The month-long scramble to make changes to the squad saw four players sign and eight leave before the last night’s deadline.

It has been a hectic spell which has taken Robinson into Europe, so there was some sense of relief when the window shut.

He said: “The transfer window sends you barking mad sometimes. I’ve become a bit delirious.

“My daughter said to me last night: “Dad, you’re weird.” Everything does feel very strange at the moment.”

The signings included a transfer fee for Mark Sykes, while United came close to a loan move for James Vaughan which would have involved a substantial cut of the Wigan Athletic striker’s wages.

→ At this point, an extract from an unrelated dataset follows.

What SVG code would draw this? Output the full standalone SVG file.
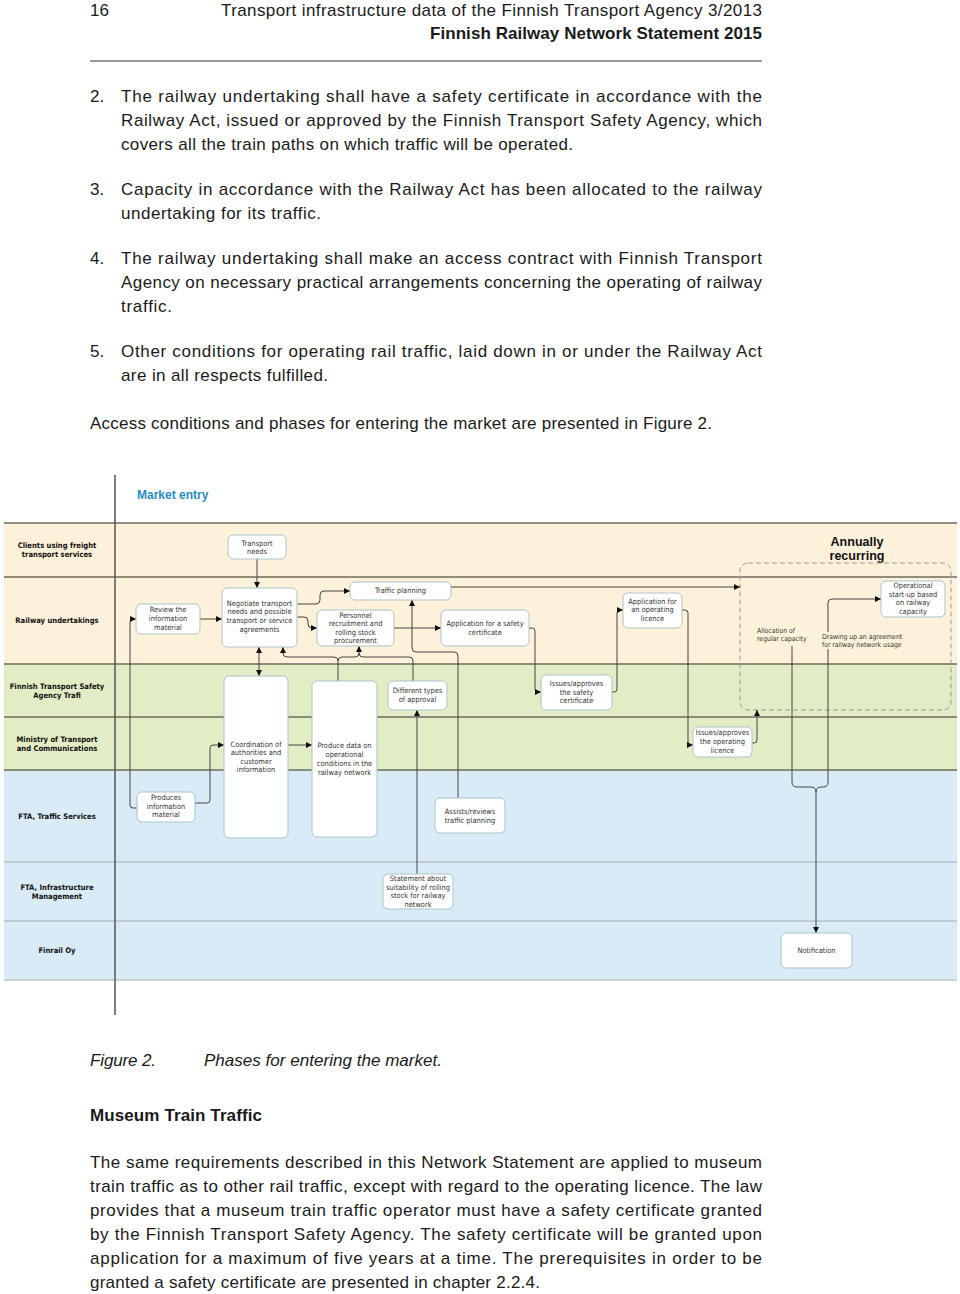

He moved to Portsmouth instead and Watford’s Jerome Sinclair took the No 9 shirt.

Robinson was grateful for the support from chairman Sumrith ‘Tiger’ Thanakarnjanasuth.

“Tiger was willing with a certain striker to really go heavy,” he said.

“I want to say a big thank you to the board, because they gave us the funds to do whatever we needed to do.”

The U’s chairman was the subject of protest messages in the East Stand for the home game with Barnsley on Tuesday night.

The Oxford Ultras hung their banners upside down “to display our discontent with how the club has been run under Tigers ownership”.

United have been hit with three winding-up petitions over late tax bills to HM Revenue & Customs since Tiger’s takeover last February.

Robinson admitted earlier this month the uncertainty caused by the financial difficulties had been brought up by transfer targets.

And the protest did have an impact, according to the head coach.

“Tiger was hurt by that and I know he spoke of his disappointment on that,” Robinson said.

“We can understand the fractious (reaction) with some of the things that have happened.

“But at the same time Tiger’s dedicated to the club and I see that on a daily basis.”

And despite the backing, Robinson admitted there were big lessons to learn from January.

He said: “We’ve seen in this window what it might take to get a player of a certain level of quality.

“I think it’s been a reality check and I think we will take note of that as a football club.

“If you want to be competitive at this level you’ve got to really spend big on a striker.”